Consider the gymnastics your tongue performs:
- For a /t/ or /d/ sound, the very tip of your tongue taps the alveolar ridge (the hard ridge just behind your top teeth).
- For a /k/ or /g/ sound, the back of your tongue raises to make contact with your soft palate (the velum).
- To create the vowel in “see” (/i/), the body of your tongue arches high and forward in your mouth, creating a narrow channel for the air.
- To create the vowel in “sue” (/u/), the body of your tongue moves high and back.
The Supporting Cast: A Symphony of Articulators
The tongue doesn’t work alone. It’s part of a perfectly coordinated team of articulators that shape the final sound.
The Lips: Your lips are crucial for sounds like /p/, /b/, and /m/, where they press together to momentarily stop the airflow. They also create a narrow opening for /f/ and /v/ (in conjunction with the teeth) and round to shape vowels like the “oh” in “boat”.

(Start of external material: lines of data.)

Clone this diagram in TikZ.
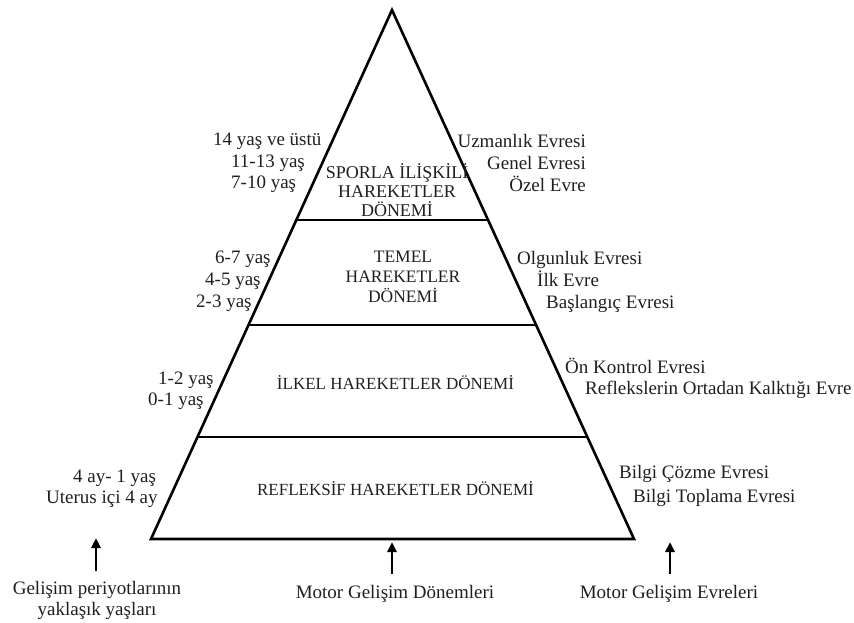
\documentclass[tikz,border=0pt]{standalone}
\usepackage{fontspec}
\setmainfont{Liberation Serif}
\usetikzlibrary{arrows.meta,calc}
\begin{document}
\begin{tikzpicture}[x=1pt,y=-1pt,
  edge/.style={line width=2.6pt,line join=miter},
  rung/.style={line width=2.4pt},
  lbl/.style={inner sep=0pt,text=black!88,font=\fontsize{19}{22}\selectfont},
  lbll/.style={lbl,anchor=base west},
  lblr/.style={lbl,anchor=base east},
  lblc/.style={lbl,anchor=base},
  period/.style={inner sep=0pt,text=black!88,font=\fontsize{17}{20}\selectfont,anchor=base},
  periodlg/.style={period,font=\fontsize{18}{20}\selectfont},
  pointer/.style={line width=2.6pt,-{Triangle[length=10pt,width=9pt]}}
]
\useasboundingbox (0,0) rectangle (854,622);

% pyramid outline
\coordinate (apex) at (392,10);
\coordinate (bl) at (151,539);
\coordinate (br) at (634,539);
\draw[edge] (apex) -- (br) -- (bl) -- cycle;

% level separators
\coordinate (r1l) at ($(apex)!0.397!(bl)$);
\coordinate (r1r) at ($(apex)!0.397!(br)$);
\coordinate (r2l) at ($(apex)!0.5955!(bl)$);
\coordinate (r2r) at ($(apex)!0.5955!(br)$);
\coordinate (r3l) at ($(apex)!0.8072!(bl)$);
\coordinate (r3r) at ($(apex)!0.8072!(br)$);
\draw[rung] (r1l) -- (r1r);
\draw[rung] (r2l) -- (r2r);
\draw[rung] (r3l) -- (r3r);

% period names inside the pyramid
\node[periodlg] (p1a) at (397,178) {SPORLA İLİŞKİLİ};
\node[periodlg] (p1b) at (397,197) {HAREKETLER};
\node[periodlg] (p1c) at (397,216) {DÖNEMİ};
\node[period,font=\fontsize{17.5}{20}\selectfont] (p2a) at (403,262) {TEMEL};
\node[period,font=\fontsize{17.5}{20}\selectfont] (p2b) at (403,282) {HAREKETLER};
\node[period,font=\fontsize{17.5}{20}\selectfont] (p2c) at (403,302) {DÖNEMİ};
\node[period] (p3) at (395.5,389) {İLKEL HAREKETLER DÖNEMİ};
\node[period] (p4) at (395.5,495) {REFLEKSİF HAREKETLER DÖNEMİ};

% approximate ages (left)
\node[lbll] (a1) at (213,145) {14 yaş ve üstü};
\node[lbll] (a2) at (231,167) {11-13 yaş};
\node[lbll] (a3) at (231,188) {7-10 yaş};
\node[lbll] (a4) at (215,263) {6-7 yaş};
\node[lbll] (a5) at (205,285) {4-5 yaş};
\node[lbll] (a6) at (196,307) {2-3 yaş};
\node[lbll] (a7) at (158,384) {1-2 yaş};
\node[lbll] (a8) at (148,405) {0-1 yaş};
\node[lbll] (a9) at (73,482) {4 ay- 1 yaş};
\node[lbll] (a10) at (46,503) {Uterus içi 4 ay};

% stages (right)
\node[lblr] (e1) at (586,147) {Uzmanlık Evresi};
\node[lblr] (e2) at (586,169) {Genel Evresi};
\node[lblr] (e3) at (586,191) {Özel Evre};
\node[lbll] (e4) at (517,264) {Olgunluk Evresi};
\node[lbll] (e5) at (537,286) {İlk Evre};
\node[lbll] (e6) at (546,308) {Başlangıç Evresi};
\node[lbll] (e7) at (565,373) {Ön Kontrol Evresi};
\node[lbll] (e8) at (585,394) {Reflekslerin Ortadan Kalktığı Evre};
\node[lbll] (e9) at (619,478) {Bilgi Çözme Evresi};
\node[lbll] (e10) at (633,502) {Bilgi Toplama Evresi};

% column captions
\node[lblc] (c1a) at (97,594) {Gelişim periyotlarının};
\node[lblc] (c1b) at (97,615) {yaklaşık yaşları};
\node[lblc] (c2) at (395,598) {Motor Gelişim Dönemleri};
\node[lblc] (c3) at (669,598) {Motor Gelişim Evreleri};

% pointers from captions up to the columns
\coordinate (tailL) at (96,571);
\coordinate (tipL) at (96,538);
\coordinate (tailM) at (392,574);
\coordinate (tipM) at (392,542);
\coordinate (tailR) at (670,574);
\coordinate (tipR) at (670,542);
\draw[pointer] (tailL) -- (tipL);
\draw[pointer] (tailM) -- (tipM);
\draw[pointer] (tailR) -- (tipR);
\end{tikzpicture}
\end{document}
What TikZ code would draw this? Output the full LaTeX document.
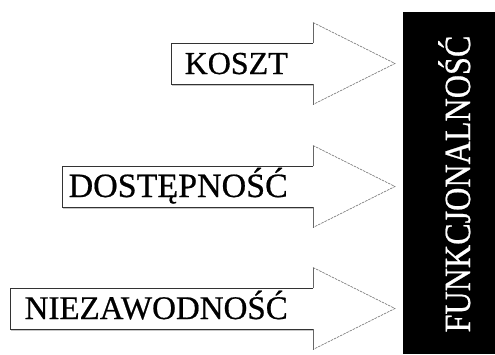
\documentclass[tikz,border=0pt]{standalone}
\usepackage{fontspec}
\setmainfont{Liberation Serif}
\newfontfamily\heavyserif[FakeBold=0.6]{Liberation Serif}
\begin{document}
\begin{tikzpicture}[x=1pt,y=-1pt,
  shaftline/.style={draw=black!80, line width=0.9pt},
  shaftshade/.style={draw=black!22, line width=1.2pt},
  headbase/.style={draw=black!60, line width=0.7pt},
  headline/.style={draw=black!60, line width=0.6pt, dash pattern=on 2.5pt off 1pt},
  featlabel/.style={anchor=base east, inner sep=0pt},
  barlabel/.style={font=\heavyserif\fontsize{37}{37}\selectfont, text=white, rotate=90, anchor=base, inner sep=0pt}]
\useasboundingbox (0,0) rectangle (495,354);
\fill[white] (0,0) rectangle (495,354);

% the target: a tall black bar on the right
\node (bar) [fill=black, inner sep=0pt, minimum width=92pt, minimum height=342pt, anchor=north west] at (403,12) {};
\node (func) [barlabel] at (470,184) {\scalebox{0.87}[1]{FUNKCJONALNOŚĆ}};

% an outlined block arrow: #1 name, #2 left edge, #3 axis height, #4 font size, #5 label
\newcommand\featarrow[5]{%
  \coordinate (#1tip) at (395,#3);
  \draw[shaftshade] (#2+1,#3+22) -- (313,#3+22);
  \draw[shaftline] (313,#3-20.5) -- (#2,#3-20.5) -- (#2,#3+20.5) -- (313,#3+20.5);
  \draw[headbase] (313,#3-20.5) -- (313,#3-41);
  \draw[headbase] (313,#3+20.5) -- (313,#3+41);
  \draw[headline] (313,#3-41) -- (#1tip) -- (313,#3+41);
  \node (#1) [featlabel, font=\heavyserif\fontsize{#4}{#4}\selectfont] at (288,#3+10.5) {#5};
}

\featarrow{koszt}{171}{63.5}{32}{KOSZT}
\featarrow{dost}{62}{186.5}{34}{DOSTĘPNOŚĆ}
\featarrow{niez}{10}{308.5}{33}{NIEZAWODNOŚĆ}
\end{tikzpicture}
\end{document}
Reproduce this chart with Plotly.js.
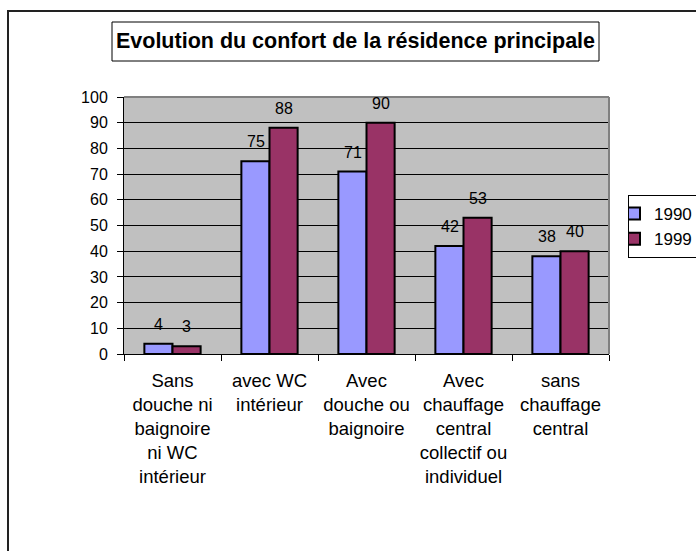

The Jaw: While we often think of the tongue doing all the work for vowels, the jaw’s position is fundamental. A lower jaw position creates a more open space in the mouth, essential for vowels like the /ɑ/ in “father”.
The Velum (Soft Palate): This is the unsung hero of articulation. The velum acts as a traffic controller for your breath. For almost all sounds in English, it is raised, closing off the passage to the nasal cavity and directing air through the mouth. But for just three sounds—/m/, /n/, and /ŋ/ (the ‘ng’ in “sing”)—the velum lowers, allowing air to resonate in the nasal cavity, giving them their characteristic nasal quality.
Coarticulation: The Secret to Speed
If we produced each sound one by one, speech would be slow and robotic. The secret to our fluency is a phenomenon called coarticulation. This is the overlapping of articulatory movements, where our brain and muscles anticipate the sounds that are coming next.
For example, say the words “tea” and “too”. Notice where your tongue is for the /t/ sound in each. For “tea”, your tongue is already spread and high in the front, anticipating the high-front /i/ vowel. For “too”, your lips are already starting to round for the /u/ vowel even as you are making the /t/. This seamless, forward-thinking planning allows us to produce an average of 14 distinct sounds per second—a rate so fast that our brains can’t even process them individually, instead perceiving them as smooth, continuous words.
So the next time you engage in a casual chat, take a moment to appreciate the marathon your mouth is running. It’s a symphony of over 100 muscles, guided by a neurological supercomputer, performing a high-speed ballet of breath and tissue. It is a testament to the incredible machinery of the human body, a physical and neurological wonder we perform every single day without ever buying a ticket.